TEMPO.CO, Jakarta- Para pedagang kaki lima stasiun kereta api se-Jabodetabek menuntut kejelasan desain penataan ulang stasiun dari PT Kereta Api Indonesia. Alasannya, ketika PT KAI menggusur para pedagang kaki lima dari peron dan lahan stasiun, pada saat yang bersamaan malah membiarkan pembangunan peritel besar dan waralaba.
Koordinator Pedagang StasiunJabodetabek, Sri Wahyuni, mengungkapkan beberapa stasiun yang tetap mempertahankan keberadaan peritel dan pewaralaba.

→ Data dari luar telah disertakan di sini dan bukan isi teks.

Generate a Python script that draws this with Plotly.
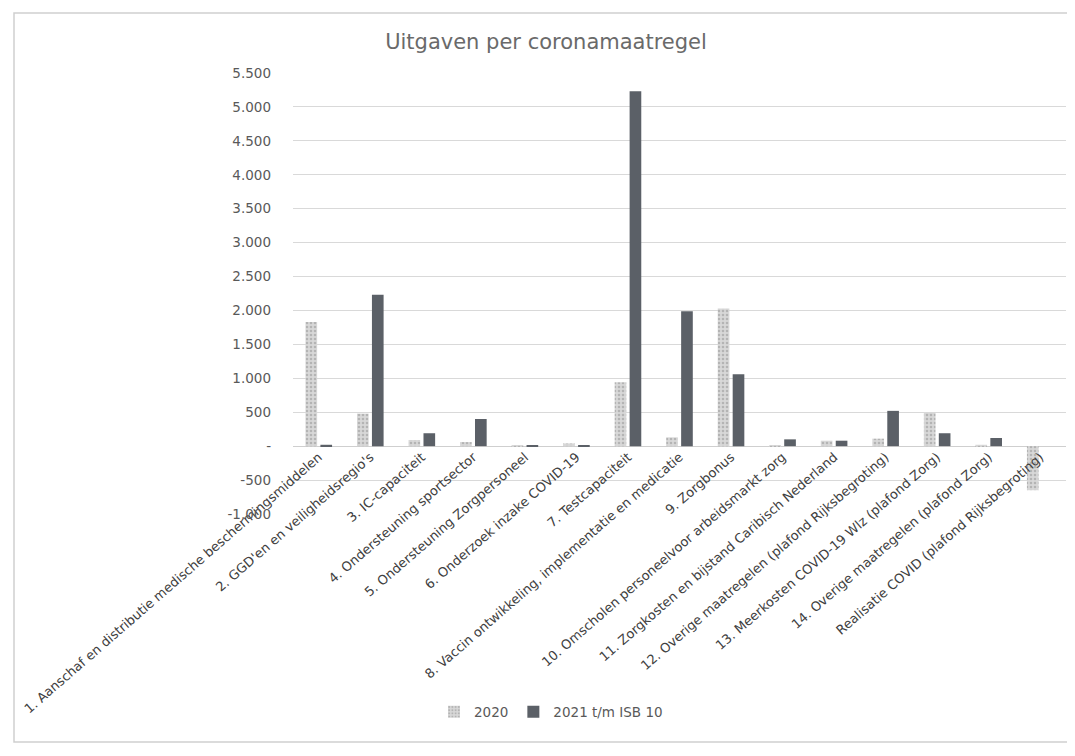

Seperti di sebelah barat jalur 12 Stasiun Jakarta Kota, ada kursi dan meja dari salah satu restoran cepat saji. “Jika ditarik garis lurus, sudah melebihi daerah peron,” kata Sri di Jakarta, Ahad, 12 Mei 2013.
Lembaga Bantuan Hukum Jakarta selaku juru bicara Persatuan Penggiat Usaha Stasiun se-Jabodetabek menuntut KAI agar melakukan keterbukaan informasi kepada publik soal penggusuran kios pedagang, penghapusan KRL Ekonomi dan bentuk pelayanan penumpang. “Kami minta kejelasan,” kata Juru Bicara LBH Jakarta Tommy Tobing.
Pihaknya juga mengajukan empat tuntutan kepada PT. KAI. Yakni keterbukaan laporan tahunan 2007 sampai 2012, penjelasan desain dan konsep menyeluruh tentang penataan ulang stasiun se-Jabodetabek, landasan hukum dan profil anak perusahaan PT. KAI. Anak perusahaan tersebut, kata dia, adalah PT. Kereta Commuterline Jabodetabek dan PT. Reska Multi Usaha. “Juga mekanisme perjanjian antara PT. KAI dengan anak perusahaannya,” kata Tommy.